Another less obvious consequence of freedom that makes is so inconvenient is the specter of trust. When I’m free I have to make choices, and I have a decision to make about who to trust in making such decisions. For most, the only people to trust is ourselves since placing the outcome into anyone else’s hands seems foolish. The alternative, of course, is the same for us as it was for the Hebrews — trusting God and His provisions for us. Of course, the ultimate choice here is between trust or control. As I have said in other blog entries, control and trust do not play well together. Either I control my environment including choosing enslavement, or I live a life of freedom which God risked giving me, and learning the intimacy and power of trust. Now, don’t get me wrong. “learning the intimacy and and power of trust” doesn’t translate into rainbows and butterflies for the rest of our lives. This development of intimate trust didn’t turn out that way for the ancient Hebrews, and it doesn’t for us.

But, I guess the big question of the day is: which would you prefer?

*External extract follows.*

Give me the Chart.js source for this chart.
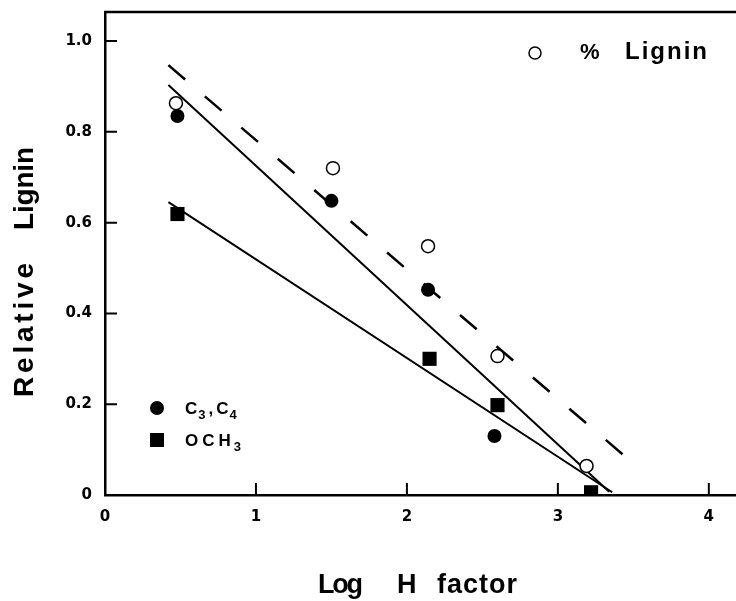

Slavery or freedom? Before you answer that question, though, I would challenge each of us to examine our behavior first and then answer. One philosopher once remarked that if you want to know a man’s philosophy of life just watch his conduct. Our behavior and how we conduct our relationships with people tell all too clearly which we prefer. It is the ageless struggle of being human. For many, including me at various points in my life, I have much preferred the relative safety of my enslavement (the negative consequences of this enslavement were only a minor technicality in trade for my safety) than the riskiness of freedom. What are you choosing? Freedom and trust, or slavery and control?